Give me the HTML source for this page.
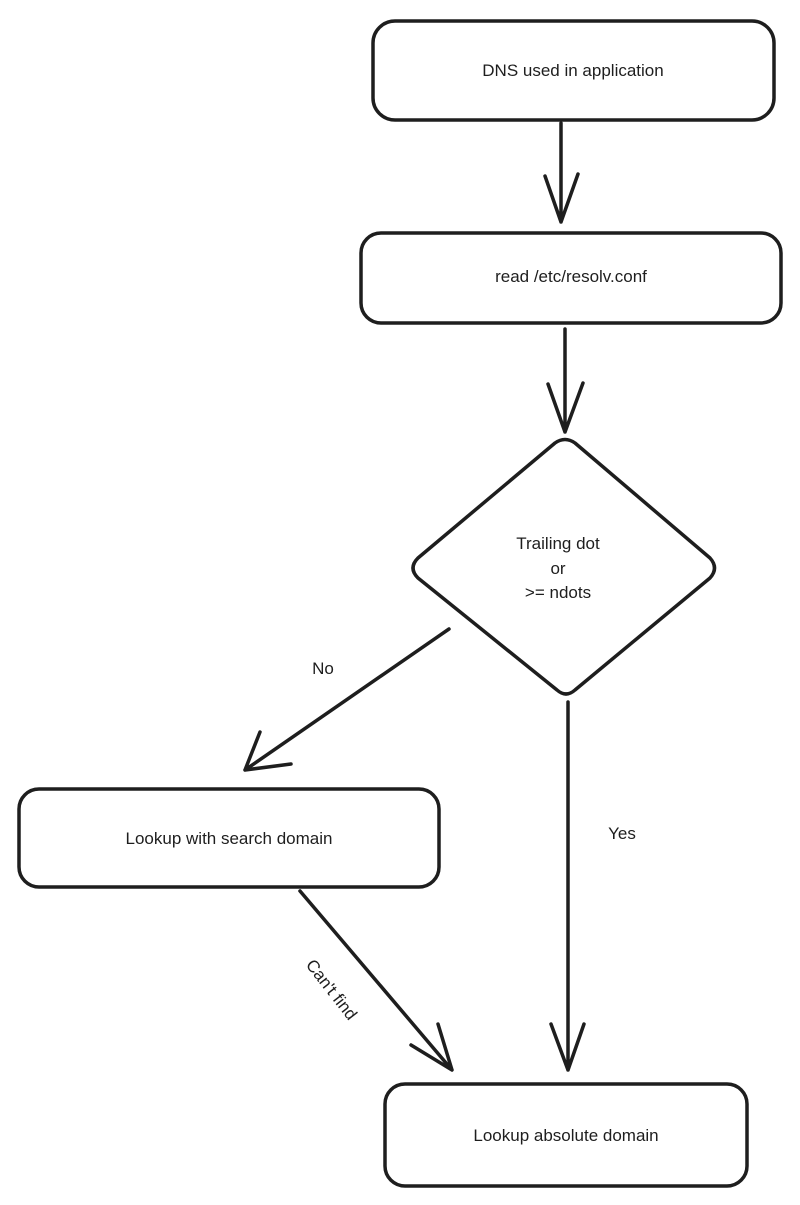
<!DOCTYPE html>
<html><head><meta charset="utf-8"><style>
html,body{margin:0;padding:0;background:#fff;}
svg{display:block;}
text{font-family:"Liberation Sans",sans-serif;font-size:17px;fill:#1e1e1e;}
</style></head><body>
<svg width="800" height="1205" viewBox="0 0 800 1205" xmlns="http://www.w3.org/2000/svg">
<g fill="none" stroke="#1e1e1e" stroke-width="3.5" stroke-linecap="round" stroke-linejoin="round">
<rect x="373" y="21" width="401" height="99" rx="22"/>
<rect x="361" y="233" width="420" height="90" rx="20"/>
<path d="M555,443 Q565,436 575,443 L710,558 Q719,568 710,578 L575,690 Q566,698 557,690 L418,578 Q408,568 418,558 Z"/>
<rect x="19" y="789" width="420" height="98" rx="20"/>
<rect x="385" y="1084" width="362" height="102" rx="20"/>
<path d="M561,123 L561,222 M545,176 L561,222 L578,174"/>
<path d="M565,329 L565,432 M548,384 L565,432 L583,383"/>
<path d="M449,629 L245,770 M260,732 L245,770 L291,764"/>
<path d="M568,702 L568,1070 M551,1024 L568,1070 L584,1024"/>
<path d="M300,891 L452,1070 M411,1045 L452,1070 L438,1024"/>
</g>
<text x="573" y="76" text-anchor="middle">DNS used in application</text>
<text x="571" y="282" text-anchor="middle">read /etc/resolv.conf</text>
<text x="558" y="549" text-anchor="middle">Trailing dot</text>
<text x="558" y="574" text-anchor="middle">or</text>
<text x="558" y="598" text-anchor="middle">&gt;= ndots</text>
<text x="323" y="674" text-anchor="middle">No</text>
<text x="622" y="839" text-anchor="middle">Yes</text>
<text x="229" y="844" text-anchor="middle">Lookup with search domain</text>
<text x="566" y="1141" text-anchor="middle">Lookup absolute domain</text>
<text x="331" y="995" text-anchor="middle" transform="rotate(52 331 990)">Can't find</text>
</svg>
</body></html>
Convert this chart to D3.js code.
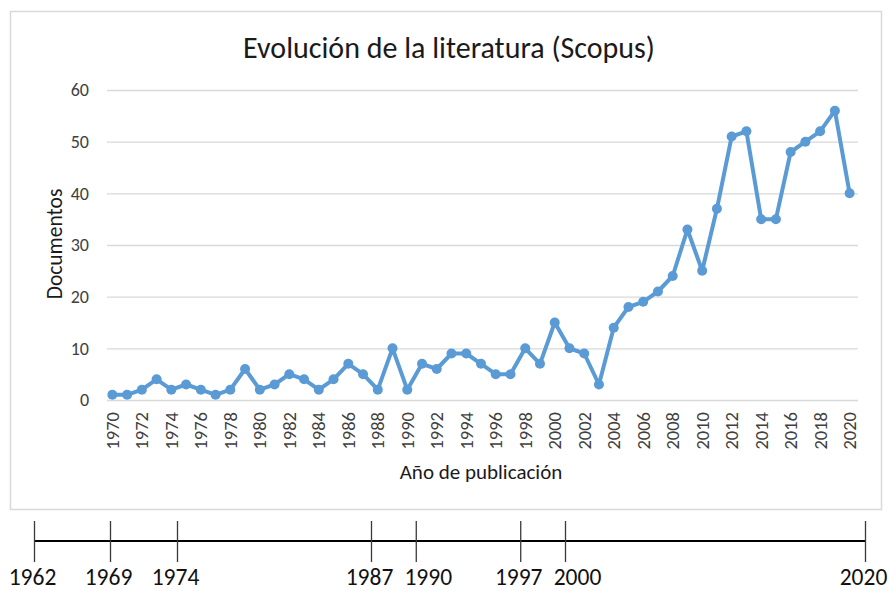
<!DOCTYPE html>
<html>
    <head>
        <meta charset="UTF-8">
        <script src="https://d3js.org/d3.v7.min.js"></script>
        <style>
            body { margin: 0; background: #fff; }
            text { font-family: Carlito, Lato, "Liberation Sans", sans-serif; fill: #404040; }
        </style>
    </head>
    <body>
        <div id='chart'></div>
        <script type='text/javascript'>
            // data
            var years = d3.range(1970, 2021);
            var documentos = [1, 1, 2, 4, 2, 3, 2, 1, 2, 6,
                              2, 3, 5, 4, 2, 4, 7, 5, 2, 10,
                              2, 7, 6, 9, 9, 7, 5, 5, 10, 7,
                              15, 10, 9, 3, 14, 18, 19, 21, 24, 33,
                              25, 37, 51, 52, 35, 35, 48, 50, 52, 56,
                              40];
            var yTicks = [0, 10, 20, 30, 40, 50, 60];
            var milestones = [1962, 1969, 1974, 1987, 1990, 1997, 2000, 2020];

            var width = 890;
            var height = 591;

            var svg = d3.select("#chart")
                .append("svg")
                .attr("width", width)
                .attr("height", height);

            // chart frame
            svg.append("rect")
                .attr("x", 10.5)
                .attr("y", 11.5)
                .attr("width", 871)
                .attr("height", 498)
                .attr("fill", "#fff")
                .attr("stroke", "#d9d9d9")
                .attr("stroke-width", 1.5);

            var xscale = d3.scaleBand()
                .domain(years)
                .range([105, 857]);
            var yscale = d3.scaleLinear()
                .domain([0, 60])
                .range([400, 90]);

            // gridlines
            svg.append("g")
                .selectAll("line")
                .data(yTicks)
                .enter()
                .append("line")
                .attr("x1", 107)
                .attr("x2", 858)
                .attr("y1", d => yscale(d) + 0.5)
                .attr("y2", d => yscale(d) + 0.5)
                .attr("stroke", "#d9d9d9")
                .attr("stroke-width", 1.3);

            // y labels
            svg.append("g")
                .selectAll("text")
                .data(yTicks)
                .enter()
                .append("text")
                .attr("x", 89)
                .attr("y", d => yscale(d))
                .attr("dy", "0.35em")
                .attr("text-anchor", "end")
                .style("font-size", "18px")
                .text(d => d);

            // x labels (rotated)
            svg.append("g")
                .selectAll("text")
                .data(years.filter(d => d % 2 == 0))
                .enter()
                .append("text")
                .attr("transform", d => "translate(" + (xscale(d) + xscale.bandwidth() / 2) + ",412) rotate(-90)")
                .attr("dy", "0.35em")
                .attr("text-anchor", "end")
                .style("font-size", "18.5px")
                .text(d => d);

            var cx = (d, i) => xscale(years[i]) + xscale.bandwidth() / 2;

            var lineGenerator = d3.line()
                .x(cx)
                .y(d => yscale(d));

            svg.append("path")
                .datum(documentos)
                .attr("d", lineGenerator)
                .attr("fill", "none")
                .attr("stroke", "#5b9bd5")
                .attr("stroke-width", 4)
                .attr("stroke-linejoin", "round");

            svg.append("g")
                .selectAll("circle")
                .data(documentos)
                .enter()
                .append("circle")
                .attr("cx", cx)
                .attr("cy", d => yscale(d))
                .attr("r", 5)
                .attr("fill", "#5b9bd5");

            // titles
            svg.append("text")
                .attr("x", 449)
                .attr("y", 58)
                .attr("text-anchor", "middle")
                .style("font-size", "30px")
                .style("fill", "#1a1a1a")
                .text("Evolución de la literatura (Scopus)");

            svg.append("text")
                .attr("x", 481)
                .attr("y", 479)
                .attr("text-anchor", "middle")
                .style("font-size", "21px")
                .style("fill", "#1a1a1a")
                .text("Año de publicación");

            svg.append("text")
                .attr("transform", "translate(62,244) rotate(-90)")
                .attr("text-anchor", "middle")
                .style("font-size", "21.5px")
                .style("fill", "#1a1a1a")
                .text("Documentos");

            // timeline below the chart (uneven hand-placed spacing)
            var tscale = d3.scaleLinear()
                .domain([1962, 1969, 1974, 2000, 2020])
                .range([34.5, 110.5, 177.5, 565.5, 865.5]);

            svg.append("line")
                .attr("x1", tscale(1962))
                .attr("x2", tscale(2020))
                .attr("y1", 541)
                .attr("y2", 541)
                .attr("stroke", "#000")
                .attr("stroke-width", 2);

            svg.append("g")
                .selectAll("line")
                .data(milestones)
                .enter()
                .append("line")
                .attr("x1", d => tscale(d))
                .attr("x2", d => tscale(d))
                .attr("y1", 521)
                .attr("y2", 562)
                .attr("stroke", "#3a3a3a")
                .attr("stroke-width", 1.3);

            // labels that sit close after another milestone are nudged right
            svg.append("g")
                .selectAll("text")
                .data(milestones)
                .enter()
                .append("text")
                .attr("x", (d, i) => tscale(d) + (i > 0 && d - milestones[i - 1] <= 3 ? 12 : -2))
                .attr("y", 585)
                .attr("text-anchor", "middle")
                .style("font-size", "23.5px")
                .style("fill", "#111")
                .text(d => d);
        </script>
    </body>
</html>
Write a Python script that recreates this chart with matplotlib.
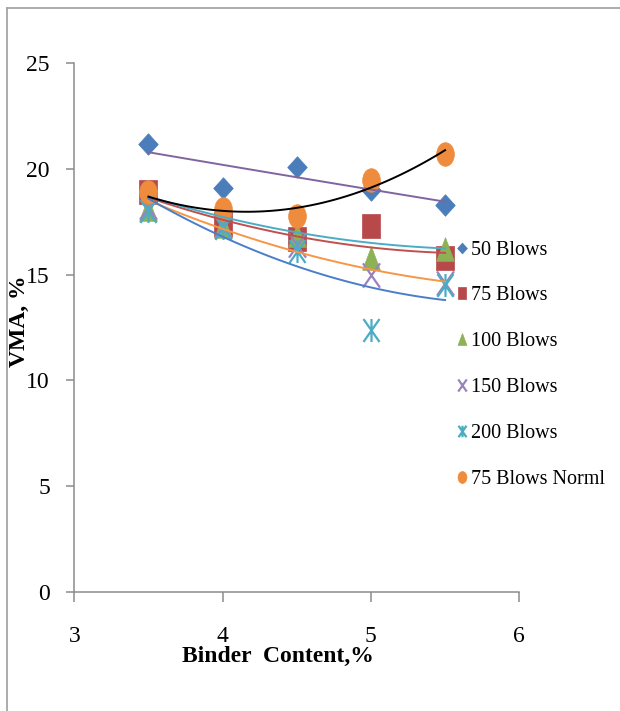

# # # # # # #

### To be done
Collect every line above that contains the word "chart".

### Answer in full
Convert this chart to D3.js code.
        <div id='chart'></div>
            var svg = d3.select("#chart")
            // chart frame
            // timeline below the chart (uneven hand-placed spacing)
Write a Python script that recreates this chart with matplotlib.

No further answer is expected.